WHAT YOU SHOULD DO:
Repeat, please, only the lines from the top of the data down to the line with "text] (function) at"; include both of those lines.
# Start of DATA SECTION
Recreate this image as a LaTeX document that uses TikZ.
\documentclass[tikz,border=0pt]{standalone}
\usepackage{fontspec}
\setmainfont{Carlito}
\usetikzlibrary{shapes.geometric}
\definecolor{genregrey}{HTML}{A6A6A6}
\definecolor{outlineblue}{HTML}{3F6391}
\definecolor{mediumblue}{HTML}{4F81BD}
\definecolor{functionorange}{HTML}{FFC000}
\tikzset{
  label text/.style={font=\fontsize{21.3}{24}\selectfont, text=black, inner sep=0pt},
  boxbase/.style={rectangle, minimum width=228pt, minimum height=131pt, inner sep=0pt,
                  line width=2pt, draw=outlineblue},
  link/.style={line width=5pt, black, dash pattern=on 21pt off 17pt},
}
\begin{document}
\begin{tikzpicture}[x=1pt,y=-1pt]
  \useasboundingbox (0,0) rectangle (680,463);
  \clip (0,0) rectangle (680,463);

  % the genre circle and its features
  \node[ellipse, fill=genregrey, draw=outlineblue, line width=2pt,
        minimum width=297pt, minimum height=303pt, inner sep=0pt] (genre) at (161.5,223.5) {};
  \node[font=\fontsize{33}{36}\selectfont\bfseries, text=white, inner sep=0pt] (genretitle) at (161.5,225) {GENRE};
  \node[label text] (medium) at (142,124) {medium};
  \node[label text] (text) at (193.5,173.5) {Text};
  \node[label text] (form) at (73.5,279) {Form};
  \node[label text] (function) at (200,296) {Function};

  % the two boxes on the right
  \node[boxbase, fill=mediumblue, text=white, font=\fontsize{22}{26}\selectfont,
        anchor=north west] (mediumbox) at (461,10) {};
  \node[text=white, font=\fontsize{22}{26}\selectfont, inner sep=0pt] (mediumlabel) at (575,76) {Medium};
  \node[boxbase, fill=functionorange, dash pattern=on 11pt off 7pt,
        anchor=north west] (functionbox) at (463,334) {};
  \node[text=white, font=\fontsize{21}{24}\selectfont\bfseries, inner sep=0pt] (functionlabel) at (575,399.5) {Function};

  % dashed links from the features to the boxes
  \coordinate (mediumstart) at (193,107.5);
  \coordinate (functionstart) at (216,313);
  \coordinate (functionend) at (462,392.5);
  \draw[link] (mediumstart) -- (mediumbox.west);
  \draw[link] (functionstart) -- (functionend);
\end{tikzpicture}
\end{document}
# End of DATA SECTION
EXERCISE OUTPUT:
Recreate this image as a LaTeX document that uses TikZ.
\documentclass[tikz,border=0pt]{standalone}
\usepackage{fontspec}
\setmainfont{Carlito}
\usetikzlibrary{shapes.geometric}
\definecolor{genregrey}{HTML}{A6A6A6}
\definecolor{outlineblue}{HTML}{3F6391}
\definecolor{mediumblue}{HTML}{4F81BD}
\definecolor{functionorange}{HTML}{FFC000}
\tikzset{
  label text/.style={font=\fontsize{21.3}{24}\selectfont, text=black, inner sep=0pt},
  boxbase/.style={rectangle, minimum width=228pt, minimum height=131pt, inner sep=0pt,
                  line width=2pt, draw=outlineblue},
  link/.style={line width=5pt, black, dash pattern=on 21pt off 17pt},
}
\begin{document}
\begin{tikzpicture}[x=1pt,y=-1pt]
  \useasboundingbox (0,0) rectangle (680,463);
  \clip (0,0) rectangle (680,463);

  % the genre circle and its features
  \node[ellipse, fill=genregrey, draw=outlineblue, line width=2pt,
        minimum width=297pt, minimum height=303pt, inner sep=0pt] (genre) at (161.5,223.5) {};
  \node[font=\fontsize{33}{36}\selectfont\bfseries, text=white, inner sep=0pt] (genretitle) at (161.5,225) {GENRE};
  \node[label text] (medium) at (142,124) {medium};
  \node[label text] (text) at (193.5,173.5) {Text};
  \node[label text] (form) at (73.5,279) {Form};
  \node[label text] (function) at (200,296) {Function};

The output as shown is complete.